The name Ålkistan first appears on a map of Djurgården dated 1649, pointing out Åhlekijstetorpet ("The Eel Hatch Cottage"), Åhlekijstebackan ("The Eel Hatch Hillside") and Åhlekijste wijken ("The Eel Hatch Bay"). In a rivulet leading to the bay eels were caught using cages (in Swedish called kista, "coffin"), which gave the area its present name. The cottage is mentioned as a tavern in 1789.
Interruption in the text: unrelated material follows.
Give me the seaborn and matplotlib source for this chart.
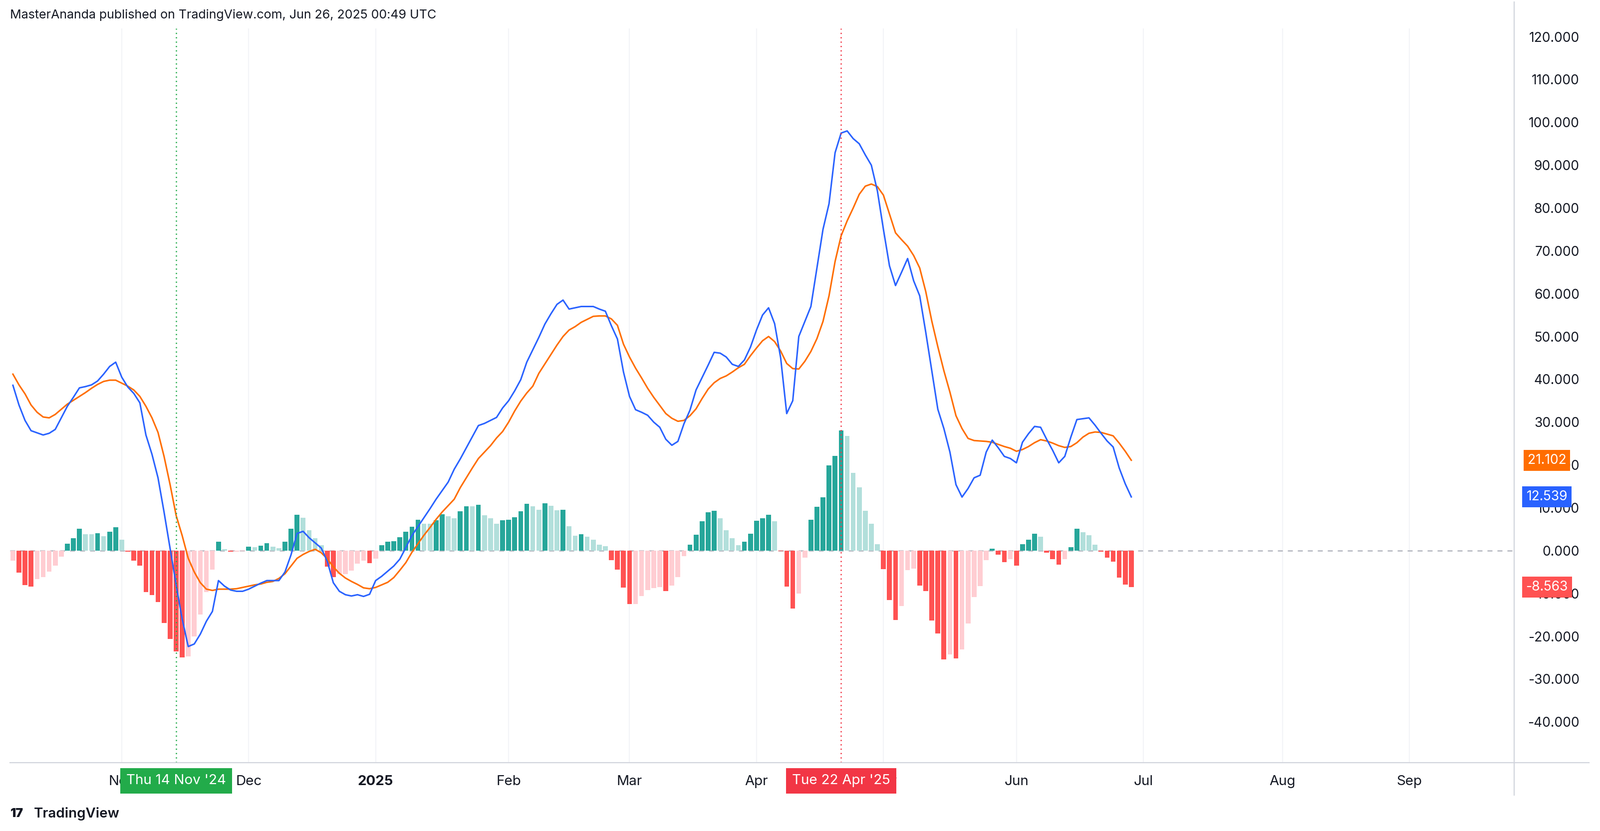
import numpy as np
import pandas as pd
import matplotlib
matplotlib.use("Agg")
import matplotlib.pyplot as plt
import matplotlib.transforms as mtransforms
from matplotlib.lines import Line2D
import seaborn as sns

# ---------------- data ----------------
start_date = "2024-10-08"
holidays = ["2024-12-25", "2025-01-01", "2025-04-18"]
macd = [38.6, 34, 30.4, 28, 27.5, 27, 27.4, 28.3, 31, 33.7,
        35.8, 38, 38.3, 38.7, 39.6, 41.2, 43, 44, 40.5, 38.2,
        36.7, 34.5, 27, 22.5, 17, 9, 0.5, -8, -16, -22.4,
        -21.8, -19.5, -16.5, -14.2, -7, -8.3, -9.2, -9.5, -9.5, -9,
        -8.3, -7.6, -7, -7, -7, -5, -1, 4, 4.5, 3,
        1.8, 0.6, -2.5, -7.5, -9.5, -10.3, -10.6, -10.3, -10.7,
        -10.2, -7, -6, -4.8, -3.6, -2, 0.7, 3.5, 5.6, 7.7,
        9.8, 12, 14, 16, 19, 21.4, 24, 26.6, 29.2, 29.7,
        30.4, 31.1, 33.3, 35, 37.3, 39.9, 44, 46.9, 49.8, 52.9,
        55.3, 57.5, 58.5, 56.4, 56.7, 57, 57, 57, 56.4, 55.9,
        52.5, 49.4, 41.7, 36, 32.9, 32.3, 31.6, 30, 28.8, 26,
        24.6, 25.5, 29.6, 32.8, 37.5, 40.4, 43.3, 46.3, 46.1, 45.2,
        43.5, 43, 44.5, 47.5, 51.5, 55, 56.7, 53, 45,
        32, 35, 50, 53.5, 57, 66, 75, 81, 92.9, 97.5,
        98, 96.2, 95, 92.4, 90, 84, 75, 66.5, 61.9, 65,
        68.2, 63, 59.5, 51, 42, 33, 28.5, 23, 15.4, 12.5,
        14.5, 17, 17.6, 23, 25.8, 24, 22, 21.5, 20.5, 25.3,
        27.3, 29, 28.8, 26, 23.4, 20.5, 22, 26.5, 30.6, 30.8,
        31, 29.3, 27.4, 25.6, 24.2, 19.3, 15.6, 12.539]
signal = [41.2, 38.7, 36.6, 34, 32.3, 31.2, 31, 31.8, 33, 34.2,
          35.1, 36, 36.9, 37.9, 38.8, 39.5, 39.8, 39.8, 39.1, 38.4,
          37.5, 36, 33.7, 31, 27.6, 22, 15.4, 8.2, 3.5, -1.8,
          -5, -7.5, -9, -9.3, -9, -9, -9, -8.9, -8.6, -8.3,
          -8, -7.8, -7.4, -7.2, -6.5, -5.4, -3.6, -1.8, -0.9, -0.2,
          0.3, -0.5, -1.9, -3.8, -5.3, -6.4, -7.2, -7.9, -8.7,
          -8.9, -8.6, -8, -7.4, -6.3, -4.6, -2.8, -0.4, 1.6, 3.6,
          5.4, 7.3, 9, 10.5, 12, 14.7, 17, 19.3, 21.5, 23,
          24.5, 26.3, 27.8, 30, 32.6, 34.9, 36.8, 38.4, 41.4, 43.6,
          45.8, 48, 50, 51.5, 52.3, 53.3, 54, 54.7, 54.8, 54.8,
          54.1, 52.6, 48.2, 45.2, 42.6, 40.3, 37.9, 35.8, 33.9, 32,
          30.9, 30.2, 30.4, 31.5, 33.1, 35.5, 37.7, 39.2, 40.2, 40.8,
          41.7, 42.7, 43.5, 45.5, 47.3, 49, 50, 48.8, 46.6,
          43.7, 42.5, 42.4, 44.2, 46.5, 49.5, 53.5, 59.5, 67.5, 73.5,
          77, 80, 83.2, 85.1, 85.6, 85, 83, 78.6, 74.2, 72.6,
          71.1, 68.9, 66, 60.5, 53.6, 47.6, 42, 37, 31.5, 28.5,
          26.2, 25.7, 25.6, 25.5, 25.3, 24.8, 24.3, 23.9, 23.2, 23.6,
          24.3, 25.2, 25.9, 25.6, 25.1, 24.5, 24.1, 24.3, 25.2, 26.5,
          27.4, 27.7, 27.6, 27.2, 26.8, 25.1, 23.2, 21.102]
hist = [-2.3, -5.2, -8.0, -8.4, -6.6, -6.2, -4.9, -3.5, -1.4, 1.6,
        2.9, 5.1, 3.8, 3.8, 4.1, 3.4, 4.4, 5.4, 2.6, -0.3,
        -2.4, -3.5, -9.7, -10.4, -12.0, -16.9, -20.6, -23.6, -25.0, -24.7,
        -20.1, -14.9, -9.7, -4.5, 2.1, 0.35, -0.3, -0.3, -0.15, 0.9,
        0.8, 1.2, 1.7, 0.9, 0.6, 2.1, 5.1, 8.4, 7.7, 4.8,
        2.9, 1.3, -3.8, -6.2, -5.5, -5.5, -4.7, -3.0, -2.4, -2.9,
        -1.9, 1.3, 2.1, 2.2, 3.1, 4.4, 5.6, 7.2, 6.3, 6.3,
        7.1, 8.5, 8.0, 7.6, 9.2, 10.4, 10.4, 10.7, 8.3, 7.5,
        6.3, 7.1, 7.2, 7.8, 9.2, 10.9, 10.4, 9.5, 11.1, 10.5,
        9.4, 9.5, 5.7, 3.5, 3.8, 3.3, 2.6, 1.4, 1.0, -2.2,
        -4.5, -8.6, -12.5, -12.5, -10.6, -9.2, -8.7, -8.5, -9.4, -8.2,
        -6.2, -1.3, 1.4, 3.7, 6.9, 9.0, 9.3, 7.5, 4.8, 2.9,
        1.3, 2.1, 4.0, 7.0, 7.6, 8.4, 6.8, -0.1, -8.4, -13.5,
        -10.0, -1.7, 7.2, 10.2, 12.5, 19.9, 22.1, 28.0, 26.8, 18.1,
        14.8, 9.3, 6.3, 1.5, -4.3, -11.6, -16.2, -12.9, -4.6, -4.2,
        -8.2, -9.5, -16.3, -19.3, -25.4, -24.3, -25.2, -23.1, -17.0, -10.9,
        -8.3, -2.2, 0.5, -0.9, -2.7, -2.0, -3.5, 1.5, 2.6, 4.0,
        3.3, -0.5, -2.0, -3.3, -2.0, 0.8, 5.1, 4.3, 3.6, 1.4,
        -0.2, -1.6, -2.6, -6.3, -7.9, -8.563]
y_ticks = [-40, -30, -20, -10, 0, 10, 20, 30, 40, 50, 60, 70, 80, 90, 100, 110, 120]
marker_dates = ["2024-11-14", "2025-04-22"]
marker_labels = ["Thu 14 Nov '24", "Tue 22 Apr '25"]
header = "MasterAnanda published on TradingView.com, Jun 26, 2025 00:49 UTC"

# ---------------- prep ----------------
n = len(hist)
cbd = pd.offsets.CustomBusinessDay(holidays=holidays)
axis_dates = pd.date_range(start_date, "2025-09-30", freq=cbd)
df = pd.DataFrame({"i": np.arange(n), "macd": macd, "signal": signal, "hist": hist})
prev = df["hist"].shift(1).fillna(df["hist"])
def col(h, p):
    if h >= 0:
        return "#26A69A" if h > p else "#B2DFDB"
    return "#FF5252" if h < p else "#FFCDD2"
df["color"] = [col(h, p) for h, p in zip(df["hist"], prev)]

plt.rcParams["font.family"] = "Inter"
TXT = "#131722"

fig = plt.figure(figsize=(16.03, 8.33), dpi=200)
W, H = 1568.0, 815.0
L, R, T, B = 10 / W, 1484 / W, 1 - 28 / H, 1 - 748 / H
ax = fig.add_axes([L, B, R - L, T - B])
ax.set_facecolor("white")

months = []
seen = set()
for k, d in enumerate(axis_dates):
    key = (d.year, d.month)
    if key not in seen:
        seen.add(key)
        if k > 0:
            months.append((k, d))
for k, d in months:
    ax.axvline(k, color="#f3f4f7", lw=0.8, zorder=0)

ax.axhline(0, color="#b2b5be", lw=0.9, ls=(0, (4, 4)), zorder=1)

ax.bar(df["i"], df["hist"], width=0.8, color=df["color"], zorder=2, linewidth=0)
sns.lineplot(data=df, x="i", y="signal", ax=ax, color="#FF6D00", lw=1.1, zorder=3)
sns.lineplot(data=df, x="i", y="macd", ax=ax, color="#2962FF", lw=1.1, zorder=4)

x_max = (1484 - 10) / 5.935
ax.set_xlim(-0.45, x_max)
ax.set_ylim((540 - 748) / 4.2, (540 - 28) / 4.2)

for s in ax.spines.values():
    s.set_visible(False)
ax.set_xlabel("")
ax.set_ylabel("")

ax.yaxis.tick_right()
ax.set_yticks(y_ticks)
ax.set_yticklabels([f"{v:.3f}" for v in y_ticks])
ax.tick_params(axis="y", length=0, pad=47, labelsize=9.5, labelcolor=TXT)
for lab in ax.get_yticklabels():
    lab.set_ha("right")

tick_pos, tick_lab = [], []
for k, d in months:
    if k > x_max:
        continue
    tick_pos.append(k)
    tick_lab.append(str(d.year) if d.month == 1 else d.strftime("%b"))
ax.set_xticks(tick_pos)
ax.set_xticklabels(tick_lab)
ax.tick_params(axis="x", length=0, pad=9, labelsize=10, labelcolor=TXT)
for lab in ax.get_xticklabels():
    if lab.get_text() == "2025":
        lab.set_fontweight("bold")

mcolors = ["#22AB4A", "#F23645"]
tr = mtransforms.blended_transform_factory(ax.transData, ax.transAxes)
for md, ml, mc in zip(marker_dates, marker_labels, mcolors):
    k = axis_dates.get_loc(pd.Timestamp(md))
    ax.axvline(k, color=mc, lw=0.9, ls=(0, (1, 2.5)), zorder=5)
    ax.text(k, -0.0245, ml, transform=tr, ha="center", va="center", color="white",
            fontsize=10, zorder=10, clip_on=False,
            bbox=dict(boxstyle="square,pad=0.45", fc=mc, ec="none"))

trv = mtransforms.blended_transform_factory(ax.transAxes, ax.transData)
for val, c in [(signal[-1], "#FF6D00"), (macd[-1], "#2962FF"), (hist[-1], "#FF5252")]:
    ax.text(1.0217, val, f"{val:.3f}", transform=trv, ha="center", va="center",
            color="white", fontsize=9.5, clip_on=False, zorder=10,
            bbox=dict(boxstyle="square,pad=0.3", fc=c, ec="none"))

fig.add_artist(Line2D([10 / W, 1557 / W], [B, B], color="#d1d4dc", lw=0.8))
fig.add_artist(Line2D([R, R], [1 - 780 / H, 1 - 2 / H], color="#d1d4dc", lw=0.8))

fig.text(10 / W, 1 - 15 / H, header, fontsize=9, color=TXT, va="center", ha="left")
fig.text(33 / W, 1 - 798 / H, "TradingView", fontsize=10, color=TXT, va="center",
         ha="left", fontweight="semibold")
fig.text(10 / W, 1 - 798 / H, "17", fontsize=9, color=TXT, va="center", ha="left",
         fontweight="black")

fig.savefig("out.png", dpi=200, facecolor="white")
By the mid-19th century, mud threatened to cork the rivulet, which would effectively have turned Lake Brunnsviken, being used as refuse dump as it was, into a sewer. King Charles XV therefore ordered the present canal to be constructed in 1863, which lowered the water level of Brunnsviken by two metres. A 6.5 m wooden bridge with a mobile flap leading over the canal was added at the same time. The bridge was substituted in 1937 by a 23 m bridge with an 18 m roadway and a horizontal clearance of 8 metres, rebuilt in 1972.
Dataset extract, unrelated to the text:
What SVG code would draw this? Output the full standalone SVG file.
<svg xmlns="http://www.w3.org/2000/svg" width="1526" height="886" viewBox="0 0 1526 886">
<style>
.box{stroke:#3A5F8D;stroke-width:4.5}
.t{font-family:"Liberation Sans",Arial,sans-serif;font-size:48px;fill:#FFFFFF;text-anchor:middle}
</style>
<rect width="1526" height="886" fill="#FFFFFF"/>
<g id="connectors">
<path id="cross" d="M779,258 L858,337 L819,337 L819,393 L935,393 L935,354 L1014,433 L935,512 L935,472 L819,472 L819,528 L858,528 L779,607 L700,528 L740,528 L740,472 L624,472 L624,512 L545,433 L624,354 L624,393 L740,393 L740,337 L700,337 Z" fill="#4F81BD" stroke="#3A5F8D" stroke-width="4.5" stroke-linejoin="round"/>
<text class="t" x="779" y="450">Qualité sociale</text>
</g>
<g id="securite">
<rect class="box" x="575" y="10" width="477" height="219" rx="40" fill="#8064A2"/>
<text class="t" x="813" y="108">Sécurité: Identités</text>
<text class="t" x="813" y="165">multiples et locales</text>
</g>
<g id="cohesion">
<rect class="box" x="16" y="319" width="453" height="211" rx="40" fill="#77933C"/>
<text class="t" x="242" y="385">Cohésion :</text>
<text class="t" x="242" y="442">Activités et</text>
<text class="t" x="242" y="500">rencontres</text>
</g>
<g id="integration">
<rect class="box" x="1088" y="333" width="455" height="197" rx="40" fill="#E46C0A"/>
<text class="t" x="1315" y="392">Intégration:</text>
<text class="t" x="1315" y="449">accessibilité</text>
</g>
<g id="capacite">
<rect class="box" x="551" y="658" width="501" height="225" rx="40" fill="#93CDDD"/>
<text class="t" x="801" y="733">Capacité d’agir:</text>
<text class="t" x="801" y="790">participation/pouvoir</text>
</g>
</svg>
There was a railway stop at Ålkistan from 1885 until 1923, at the Roslag Railway. The railway is still operational, but the trains do not stop at Ålkistan anymore.

As of 2007, no ships wider than 4.0 metres or deeper than 1.6 metres are allowed in the canal. Next to Ålkistan is a residential area, Sfären ("The Sphere"), with a local centre.